» Written problem
Omit all images, then repeat exactly the lines below from the one containing "Reproduce this chart" through the one containing "y_ticks = [-400, -300, -200, -100, 0, 100, 200, 300, 400]", both ends included.

:: Input material ::

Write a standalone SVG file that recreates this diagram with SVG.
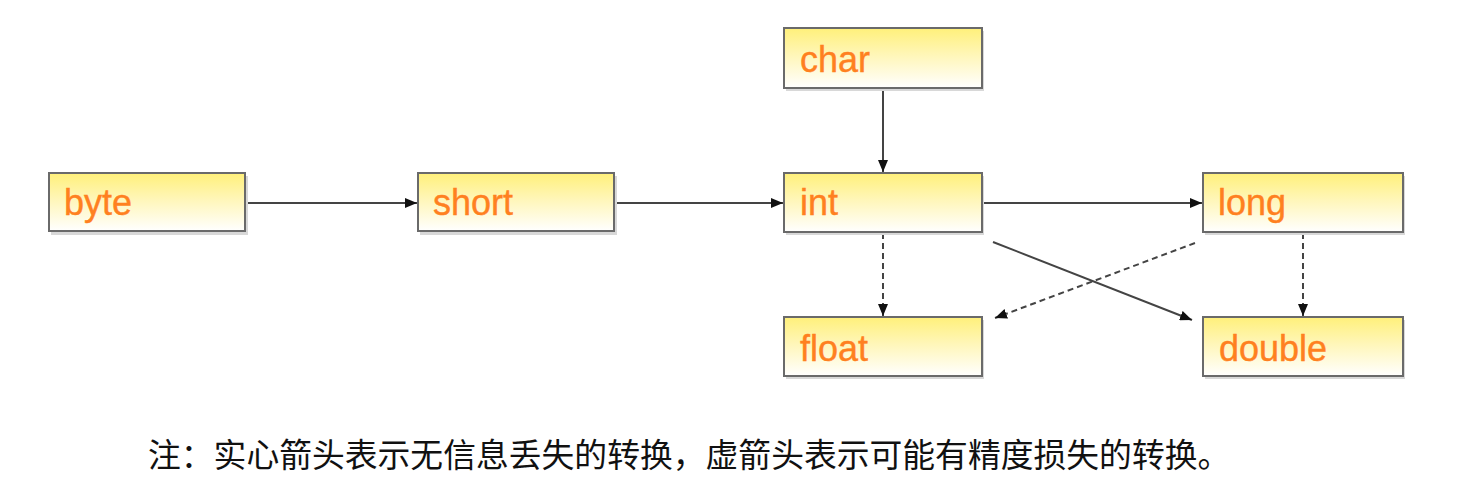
<svg xmlns="http://www.w3.org/2000/svg" width="1471" height="503" viewBox="0 0 1471 503">
<style>
.box{fill:url(#g);stroke:#6a6a6a;stroke-width:2}
.shadow{fill:#d8d8d8}
.lbl{font-family:"Liberation Sans",Arial,sans-serif;font-size:36px;fill:#ff8020;stroke:#ff8020;stroke-width:0.4}
.c{stroke:#444;stroke-width:2;fill:none}
.d{stroke-dasharray:6,4}
.note{font-family:"Noto Sans CJK SC",sans-serif;font-size:32.8px;fill:#111}
</style>
<defs>
<linearGradient id="g" x1="0" y1="0" x2="0" y2="1">
<stop offset="0" stop-color="#fff07a"/>
<stop offset="0.45" stop-color="#fff6b8"/>
<stop offset="1" stop-color="#ffffff"/>
</linearGradient>
<marker id="a" markerWidth="12" markerHeight="10" refX="12" refY="5" orient="auto" markerUnits="userSpaceOnUse">
<path d="M0,0 L12,5 L0,10 Z" fill="#111"/>
</marker>
</defs>
<rect width="1471" height="503" fill="#fff"/>
<g id="connectors">
<line class="c" x1="246" y1="203" x2="417" y2="203" marker-end="url(#a)"/>
<line class="c" x1="615" y1="203" x2="783" y2="203" marker-end="url(#a)"/>
<line class="c" x1="883" y1="89" x2="883" y2="172" marker-end="url(#a)"/>
<line class="c" x1="983" y1="203" x2="1202" y2="203" marker-end="url(#a)"/>
<line class="c d" x1="883" y1="233" x2="883" y2="316" marker-end="url(#a)"/>
<line class="c d" x1="1303" y1="233" x2="1303" y2="316" marker-end="url(#a)"/>
<line class="c" x1="993" y1="242" x2="1192" y2="320" marker-end="url(#a)"/>
<line class="c d" x1="1195" y1="243" x2="995" y2="318" marker-end="url(#a)"/>
</g>
<g id="byte"><rect class="shadow" x="51" y="176" width="197" height="59"/><rect class="box" x="49" y="173" width="196" height="58"/><text class="lbl" x="64" y="215">byte</text></g>
<g id="short"><rect class="shadow" x="420" y="176" width="197" height="59"/><rect class="box" x="418" y="173" width="196" height="58"/><text class="lbl" x="433" y="215">short</text></g>
<g id="char"><rect class="shadow" x="786" y="31" width="198" height="60"/><rect class="box" x="784" y="28" width="198" height="60"/><text class="lbl" x="800" y="72">char</text></g>
<g id="int"><rect class="shadow" x="786" y="176" width="198" height="59"/><rect class="box" x="784" y="173" width="198" height="59"/><text class="lbl" x="800" y="215">int</text></g>
<g id="long"><rect class="shadow" x="1205" y="176" width="200" height="59"/><rect class="box" x="1203" y="173" width="200" height="59"/><text class="lbl" x="1218" y="215">long</text></g>
<g id="float"><rect class="shadow" x="786" y="320" width="198" height="59"/><rect class="box" x="784" y="317" width="198" height="59"/><text class="lbl" x="800" y="361">float</text></g>
<g id="double"><rect class="shadow" x="1205" y="320" width="200" height="59"/><rect class="box" x="1203" y="317" width="200" height="59"/><text class="lbl" x="1219" y="361">double</text></g>
<text class="note" x="148" y="467">注：实心箭头表示无信息丢失的转换，虚箭头表示可能有精度损失的转换。</text>
</svg>
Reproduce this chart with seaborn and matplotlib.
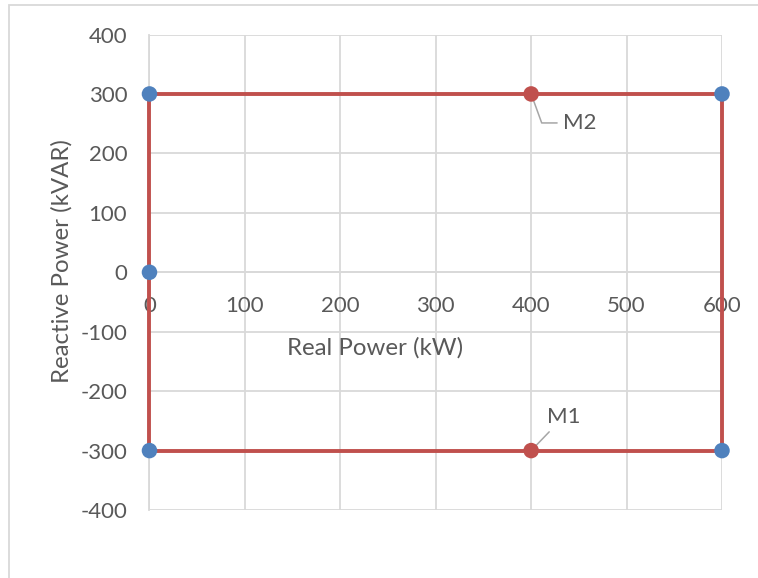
import matplotlib
matplotlib.use("Agg")
import matplotlib.pyplot as plt
import seaborn as sns
import pandas as pd
from matplotlib.patches import Rectangle

# Operating boundary (closed rectangle) in kW / kVAR
boundary_p = [0, 600, 600, 0, 0]
boundary_q = [300, 300, -300, -300, 300]

# Corner / origin points
corner_p = [0, 600, 0, 0, 600]
corner_q = [300, 300, 0, -300, -300]

# Marked operating points
mark_names = ["M1", "M2"]
mark_p = [400, 400]
mark_q = [-300, 300]

x_ticks = [0, 100, 200, 300, 400, 500, 600]
y_ticks = [-400, -300, -200, -100, 0, 100, 200, 300, 400]

sns.set_style("white")
plt.rcParams["font.family"] = ["Lato", "DejaVu Sans"]
plt.rcParams["axes.unicode_minus"] = False

RED = "#c0504d"
BLUE = "#4f81bd"
GRID = "#d9d9d9"
TEXT = "#595959"

fig = plt.figure(figsize=(7.58, 5.78), dpi=100)
ax = fig.add_axes([0.1972, 0.1176, 0.9525 - 0.1972, 0.9403 - 0.1176])

# outer chart frame
fig.patches.append(Rectangle((9 / 758, -0.05), 1.2, 1 - 5 / 578 + 0.05,
                             transform=fig.transFigure, fill=False,
                             edgecolor=GRID, linewidth=1.3, zorder=0))

boundary = pd.DataFrame({"p": boundary_p, "q": boundary_q})
corners = pd.DataFrame({"p": corner_p, "q": corner_q})
marks = pd.DataFrame({"name": mark_names, "p": mark_p, "q": mark_q})

sns.lineplot(data=boundary, x="p", y="q", sort=False, estimator=None,
             color=RED, linewidth=2.8, ax=ax, zorder=3, clip_on=False)
sns.scatterplot(data=marks, x="p", y="q", color=RED, s=125,
                edgecolor="none", ax=ax, zorder=4, clip_on=False)
sns.scatterplot(data=corners, x="p", y="q", color=BLUE, s=125,
                edgecolor="none", ax=ax, zorder=5, clip_on=False)

ax.set_xlim(0, 600)
ax.set_ylim(-400, 400)
ax.set_xticks(x_ticks)
ax.set_yticks(y_ticks)
ax.grid(True, color=GRID, linewidth=1.3)
ax.set_axisbelow(True)

for side in ["top", "right"]:
    ax.spines[side].set_visible(False)
ax.spines["left"].set_color(GRID)
ax.spines["left"].set_linewidth(1.3)
ax.spines["bottom"].set_position(("data", 0))
ax.spines["bottom"].set_color(GRID)
ax.spines["bottom"].set_linewidth(1.3)

ax.tick_params(axis="both", length=0, labelsize=16, labelcolor=TEXT)
ax.tick_params(axis="x", pad=17)
ax.tick_params(axis="y", pad=16)
for lbl in ax.get_xticklabels():
    lbl.set_zorder(2)

ax.set_xlabel("")
ax.set_ylabel("")
fig.text(375 / 758, 1 - 348 / 578, "Real Power (kW)", ha="center",
         va="center", fontsize=17.3, color=TEXT)
fig.text(62 / 758, 1 - 261 / 578, "Reactive Power (kVAR)", ha="center",
         va="center", rotation=90, fontsize=17.3, color=TEXT)

# labels with leader lines
LEAD = "#a6a6a6"
offsets = {"M1": (16, 24), "M2": (32, -29)}
for name, p, q in zip(mark_names, mark_p, mark_q):
    dx, dy = offsets[name]
    if name == "M2":
        ax.annotate(name, xy=(p, q), xytext=(dx, dy), textcoords="offset pixels",
                    fontsize=16, color=TEXT, ha="left", va="center",
                    arrowprops=dict(arrowstyle="-", color=LEAD, lw=1.1,
                                    connectionstyle="angle,angleA=0,angleB=-70,rad=0",
                                    shrinkA=2, shrinkB=0))
    else:
        ax.annotate(name, xy=(p, q), xytext=(dx, dy), textcoords="offset pixels",
                    fontsize=16, color=TEXT, ha="left", va="bottom",
                    arrowprops=dict(arrowstyle="-", color=LEAD, lw=1.1,
                                    shrinkA=2, shrinkB=0))

fig.savefig("out.png", dpi=100)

:::

» Solved exercise
Reproduce this chart with seaborn and matplotlib.
import matplotlib
matplotlib.use("Agg")
import matplotlib.pyplot as plt
import seaborn as sns
import pandas as pd
from matplotlib.patches import Rectangle

# Operating boundary (closed rectangle) in kW / kVAR
boundary_p = [0, 600, 600, 0, 0]
boundary_q = [300, 300, -300, -300, 300]

# Corner / origin points
corner_p = [0, 600, 0, 0, 600]
corner_q = [300, 300, 0, -300, -300]

# Marked operating points
mark_names = ["M1", "M2"]
mark_p = [400, 400]
mark_q = [-300, 300]

x_ticks = [0, 100, 200, 300, 400, 500, 600]
y_ticks = [-400, -300, -200, -100, 0, 100, 200, 300, 400]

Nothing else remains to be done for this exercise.